**Exercise aim**
Locate the line that contains "Write a component" in the entries below, then repeat it and every following line through the line that contains "90.7, 77.1, 61.3];", exactly, and no others.

**Record list**
• • •
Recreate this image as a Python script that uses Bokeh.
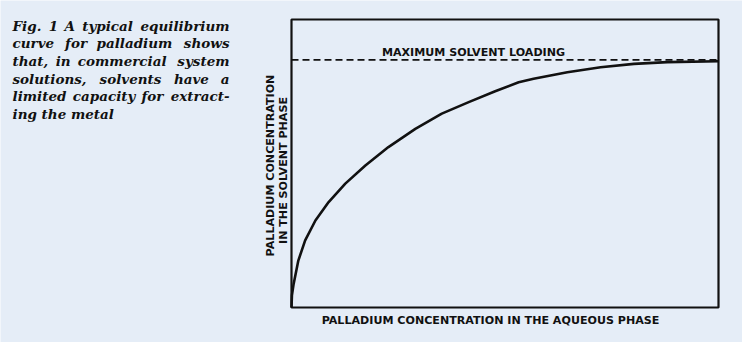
• • •
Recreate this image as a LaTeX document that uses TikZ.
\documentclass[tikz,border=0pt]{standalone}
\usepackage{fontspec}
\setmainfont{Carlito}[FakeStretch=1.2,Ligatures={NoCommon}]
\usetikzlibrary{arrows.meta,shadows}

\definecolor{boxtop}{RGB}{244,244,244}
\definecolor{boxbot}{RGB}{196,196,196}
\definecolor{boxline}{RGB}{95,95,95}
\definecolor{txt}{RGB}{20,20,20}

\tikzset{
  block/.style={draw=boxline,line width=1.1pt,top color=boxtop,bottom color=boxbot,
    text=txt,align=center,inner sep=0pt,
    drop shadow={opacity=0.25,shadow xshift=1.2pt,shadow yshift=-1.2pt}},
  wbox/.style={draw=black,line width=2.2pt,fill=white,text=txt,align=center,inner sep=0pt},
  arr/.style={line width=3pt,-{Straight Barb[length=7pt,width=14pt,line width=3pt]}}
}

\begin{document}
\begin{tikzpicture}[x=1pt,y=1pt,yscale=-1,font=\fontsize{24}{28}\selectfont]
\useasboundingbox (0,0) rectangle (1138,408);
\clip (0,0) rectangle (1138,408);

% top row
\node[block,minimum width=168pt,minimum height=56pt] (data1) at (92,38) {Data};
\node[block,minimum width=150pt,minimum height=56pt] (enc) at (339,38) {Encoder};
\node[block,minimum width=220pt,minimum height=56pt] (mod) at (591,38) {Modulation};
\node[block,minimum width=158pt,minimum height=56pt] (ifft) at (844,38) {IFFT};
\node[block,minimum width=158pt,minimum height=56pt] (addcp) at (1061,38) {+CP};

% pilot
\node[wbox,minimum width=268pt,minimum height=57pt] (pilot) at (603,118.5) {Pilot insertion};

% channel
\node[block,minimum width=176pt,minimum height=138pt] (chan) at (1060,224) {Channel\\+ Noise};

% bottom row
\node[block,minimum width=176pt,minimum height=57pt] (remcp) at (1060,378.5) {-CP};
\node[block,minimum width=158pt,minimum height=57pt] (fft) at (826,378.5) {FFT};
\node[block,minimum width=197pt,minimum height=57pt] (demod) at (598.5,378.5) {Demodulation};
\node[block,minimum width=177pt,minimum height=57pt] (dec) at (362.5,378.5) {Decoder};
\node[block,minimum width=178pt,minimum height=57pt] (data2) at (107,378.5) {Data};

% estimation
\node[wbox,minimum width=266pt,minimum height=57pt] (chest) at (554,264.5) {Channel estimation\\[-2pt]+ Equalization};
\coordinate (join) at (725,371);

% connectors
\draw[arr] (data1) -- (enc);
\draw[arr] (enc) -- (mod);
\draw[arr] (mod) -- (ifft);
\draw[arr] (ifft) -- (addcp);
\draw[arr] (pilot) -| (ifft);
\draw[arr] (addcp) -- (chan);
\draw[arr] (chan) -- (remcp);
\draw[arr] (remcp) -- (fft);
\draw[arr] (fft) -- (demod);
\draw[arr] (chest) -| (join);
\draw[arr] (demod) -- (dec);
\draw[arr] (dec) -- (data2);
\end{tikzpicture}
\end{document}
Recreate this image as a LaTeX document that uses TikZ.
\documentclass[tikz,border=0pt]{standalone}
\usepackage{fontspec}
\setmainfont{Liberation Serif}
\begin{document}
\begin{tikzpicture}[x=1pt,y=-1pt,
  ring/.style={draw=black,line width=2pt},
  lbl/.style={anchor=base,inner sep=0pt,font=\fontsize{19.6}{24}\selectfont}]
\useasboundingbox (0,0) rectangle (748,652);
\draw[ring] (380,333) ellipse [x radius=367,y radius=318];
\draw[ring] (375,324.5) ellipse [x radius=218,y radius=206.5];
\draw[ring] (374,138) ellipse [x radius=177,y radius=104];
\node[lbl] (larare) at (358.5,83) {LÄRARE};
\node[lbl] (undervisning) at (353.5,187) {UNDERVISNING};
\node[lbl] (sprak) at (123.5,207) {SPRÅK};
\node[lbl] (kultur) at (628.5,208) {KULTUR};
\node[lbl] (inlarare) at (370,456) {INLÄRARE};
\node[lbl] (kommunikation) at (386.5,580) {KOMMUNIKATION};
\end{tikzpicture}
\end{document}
• • •
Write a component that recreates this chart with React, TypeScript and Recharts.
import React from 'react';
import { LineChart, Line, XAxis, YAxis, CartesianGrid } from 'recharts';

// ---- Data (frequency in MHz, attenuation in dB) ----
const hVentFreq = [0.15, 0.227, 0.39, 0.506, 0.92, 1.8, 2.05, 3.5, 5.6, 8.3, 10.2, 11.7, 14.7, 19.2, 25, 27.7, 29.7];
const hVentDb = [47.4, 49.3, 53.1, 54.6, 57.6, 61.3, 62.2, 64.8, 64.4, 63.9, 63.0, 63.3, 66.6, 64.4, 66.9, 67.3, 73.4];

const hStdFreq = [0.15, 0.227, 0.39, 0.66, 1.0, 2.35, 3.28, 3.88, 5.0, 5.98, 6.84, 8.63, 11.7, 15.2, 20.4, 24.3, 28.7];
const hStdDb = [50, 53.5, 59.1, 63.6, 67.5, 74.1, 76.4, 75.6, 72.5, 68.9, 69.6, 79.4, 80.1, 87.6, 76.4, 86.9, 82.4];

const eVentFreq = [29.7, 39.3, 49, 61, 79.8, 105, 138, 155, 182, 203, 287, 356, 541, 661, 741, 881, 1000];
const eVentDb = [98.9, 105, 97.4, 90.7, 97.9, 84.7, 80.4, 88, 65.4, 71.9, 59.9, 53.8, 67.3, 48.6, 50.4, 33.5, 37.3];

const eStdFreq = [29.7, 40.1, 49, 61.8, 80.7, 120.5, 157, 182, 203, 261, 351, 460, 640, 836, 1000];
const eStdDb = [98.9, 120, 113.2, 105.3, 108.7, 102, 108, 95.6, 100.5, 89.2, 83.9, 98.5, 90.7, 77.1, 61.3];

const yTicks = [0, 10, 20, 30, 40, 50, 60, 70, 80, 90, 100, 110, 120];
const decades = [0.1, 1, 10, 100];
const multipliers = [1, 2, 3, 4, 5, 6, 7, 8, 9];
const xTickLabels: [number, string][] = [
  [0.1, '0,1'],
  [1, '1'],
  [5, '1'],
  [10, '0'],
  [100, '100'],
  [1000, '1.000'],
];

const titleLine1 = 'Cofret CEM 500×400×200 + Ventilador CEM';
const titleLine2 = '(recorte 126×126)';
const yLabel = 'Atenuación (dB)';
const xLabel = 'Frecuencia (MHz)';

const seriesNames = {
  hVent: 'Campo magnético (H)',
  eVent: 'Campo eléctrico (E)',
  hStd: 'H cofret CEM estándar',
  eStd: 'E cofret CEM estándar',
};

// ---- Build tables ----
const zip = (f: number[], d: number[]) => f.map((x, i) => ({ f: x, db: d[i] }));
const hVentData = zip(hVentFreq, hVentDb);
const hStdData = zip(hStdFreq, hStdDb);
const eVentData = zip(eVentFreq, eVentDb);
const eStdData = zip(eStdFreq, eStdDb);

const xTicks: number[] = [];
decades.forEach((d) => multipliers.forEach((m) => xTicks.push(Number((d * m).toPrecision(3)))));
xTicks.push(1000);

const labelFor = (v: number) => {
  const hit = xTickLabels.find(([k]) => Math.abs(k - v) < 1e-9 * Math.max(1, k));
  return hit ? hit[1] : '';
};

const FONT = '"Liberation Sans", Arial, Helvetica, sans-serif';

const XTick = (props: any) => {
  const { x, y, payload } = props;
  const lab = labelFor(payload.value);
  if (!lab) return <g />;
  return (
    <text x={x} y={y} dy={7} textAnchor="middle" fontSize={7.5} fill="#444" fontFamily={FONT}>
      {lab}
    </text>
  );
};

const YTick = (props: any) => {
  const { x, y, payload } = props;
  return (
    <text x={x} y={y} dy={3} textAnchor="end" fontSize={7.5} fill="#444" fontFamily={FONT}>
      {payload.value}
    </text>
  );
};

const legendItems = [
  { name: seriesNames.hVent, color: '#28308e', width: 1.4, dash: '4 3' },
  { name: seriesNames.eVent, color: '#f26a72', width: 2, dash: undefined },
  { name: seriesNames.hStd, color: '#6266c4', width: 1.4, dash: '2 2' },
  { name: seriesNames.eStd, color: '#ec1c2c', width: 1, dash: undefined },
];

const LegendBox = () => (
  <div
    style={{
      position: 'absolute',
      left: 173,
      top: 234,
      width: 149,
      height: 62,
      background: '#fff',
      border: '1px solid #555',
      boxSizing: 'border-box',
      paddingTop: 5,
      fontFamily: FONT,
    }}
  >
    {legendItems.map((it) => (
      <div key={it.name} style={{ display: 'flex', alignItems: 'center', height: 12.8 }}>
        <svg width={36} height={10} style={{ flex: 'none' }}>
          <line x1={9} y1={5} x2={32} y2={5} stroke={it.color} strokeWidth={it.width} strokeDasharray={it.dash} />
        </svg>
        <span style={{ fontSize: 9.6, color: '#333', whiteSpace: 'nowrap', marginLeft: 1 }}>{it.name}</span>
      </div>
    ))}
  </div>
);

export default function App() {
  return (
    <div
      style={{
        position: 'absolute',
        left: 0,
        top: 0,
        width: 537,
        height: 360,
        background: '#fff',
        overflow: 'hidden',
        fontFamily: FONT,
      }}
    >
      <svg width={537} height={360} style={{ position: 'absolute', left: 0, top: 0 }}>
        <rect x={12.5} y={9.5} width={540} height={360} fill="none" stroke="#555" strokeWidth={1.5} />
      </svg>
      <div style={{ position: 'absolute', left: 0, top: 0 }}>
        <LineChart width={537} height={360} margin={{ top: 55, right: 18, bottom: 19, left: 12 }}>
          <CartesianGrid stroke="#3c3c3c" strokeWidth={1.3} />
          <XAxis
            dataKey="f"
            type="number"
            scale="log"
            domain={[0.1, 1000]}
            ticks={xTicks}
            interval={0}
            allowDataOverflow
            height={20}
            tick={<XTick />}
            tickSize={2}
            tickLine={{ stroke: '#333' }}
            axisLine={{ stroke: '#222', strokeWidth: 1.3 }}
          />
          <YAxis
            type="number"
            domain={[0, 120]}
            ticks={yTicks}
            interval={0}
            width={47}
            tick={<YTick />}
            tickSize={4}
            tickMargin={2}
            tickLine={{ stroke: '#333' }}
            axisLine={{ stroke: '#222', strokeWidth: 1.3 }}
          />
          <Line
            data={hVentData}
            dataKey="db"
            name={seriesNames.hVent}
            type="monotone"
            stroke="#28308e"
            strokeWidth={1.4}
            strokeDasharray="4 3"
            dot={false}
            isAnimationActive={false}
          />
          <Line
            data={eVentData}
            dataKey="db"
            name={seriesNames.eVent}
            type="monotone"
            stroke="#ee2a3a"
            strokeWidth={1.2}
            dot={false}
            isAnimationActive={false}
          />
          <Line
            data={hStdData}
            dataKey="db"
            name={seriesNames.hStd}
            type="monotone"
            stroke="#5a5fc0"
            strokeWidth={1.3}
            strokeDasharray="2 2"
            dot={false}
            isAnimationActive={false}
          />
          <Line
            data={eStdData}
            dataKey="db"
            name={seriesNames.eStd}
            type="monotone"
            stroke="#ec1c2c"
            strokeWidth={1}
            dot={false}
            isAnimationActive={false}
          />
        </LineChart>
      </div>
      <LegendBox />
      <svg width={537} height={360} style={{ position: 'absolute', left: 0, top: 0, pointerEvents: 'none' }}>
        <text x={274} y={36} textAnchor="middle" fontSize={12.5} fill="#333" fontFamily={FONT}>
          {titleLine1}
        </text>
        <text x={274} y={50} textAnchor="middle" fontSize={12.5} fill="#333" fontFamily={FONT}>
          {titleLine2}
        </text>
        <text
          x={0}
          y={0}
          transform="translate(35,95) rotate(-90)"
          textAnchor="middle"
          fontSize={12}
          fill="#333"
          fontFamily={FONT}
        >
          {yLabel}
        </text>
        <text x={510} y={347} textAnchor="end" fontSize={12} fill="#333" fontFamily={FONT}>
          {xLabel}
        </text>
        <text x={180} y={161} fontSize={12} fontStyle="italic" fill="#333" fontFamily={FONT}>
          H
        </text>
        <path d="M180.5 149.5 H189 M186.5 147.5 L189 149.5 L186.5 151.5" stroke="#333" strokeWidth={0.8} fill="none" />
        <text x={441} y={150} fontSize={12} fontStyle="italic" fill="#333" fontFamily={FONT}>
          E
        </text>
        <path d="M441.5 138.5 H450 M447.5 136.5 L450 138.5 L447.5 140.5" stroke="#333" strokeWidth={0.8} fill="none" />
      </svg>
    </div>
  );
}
• • •
**Solution for this problem**
Write a component that recreates this chart with React, TypeScript and Recharts.
import React from 'react';
import { LineChart, Line, XAxis, YAxis, CartesianGrid } from 'recharts';

// ---- Data (frequency in MHz, attenuation in dB) ----
const hVentFreq = [0.15, 0.227, 0.39, 0.506, 0.92, 1.8, 2.05, 3.5, 5.6, 8.3, 10.2, 11.7, 14.7, 19.2, 25, 27.7, 29.7];
const hVentDb = [47.4, 49.3, 53.1, 54.6, 57.6, 61.3, 62.2, 64.8, 64.4, 63.9, 63.0, 63.3, 66.6, 64.4, 66.9, 67.3, 73.4];

const hStdFreq = [0.15, 0.227, 0.39, 0.66, 1.0, 2.35, 3.28, 3.88, 5.0, 5.98, 6.84, 8.63, 11.7, 15.2, 20.4, 24.3, 28.7];
const hStdDb = [50, 53.5, 59.1, 63.6, 67.5, 74.1, 76.4, 75.6, 72.5, 68.9, 69.6, 79.4, 80.1, 87.6, 76.4, 86.9, 82.4];

const eVentFreq = [29.7, 39.3, 49, 61, 79.8, 105, 138, 155, 182, 203, 287, 356, 541, 661, 741, 881, 1000];
const eVentDb = [98.9, 105, 97.4, 90.7, 97.9, 84.7, 80.4, 88, 65.4, 71.9, 59.9, 53.8, 67.3, 48.6, 50.4, 33.5, 37.3];

const eStdFreq = [29.7, 40.1, 49, 61.8, 80.7, 120.5, 157, 182, 203, 261, 351, 460, 640, 836, 1000];
const eStdDb = [98.9, 120, 113.2, 105.3, 108.7, 102, 108, 95.6, 100.5, 89.2, 83.9, 98.5, 90.7, 77.1, 61.3];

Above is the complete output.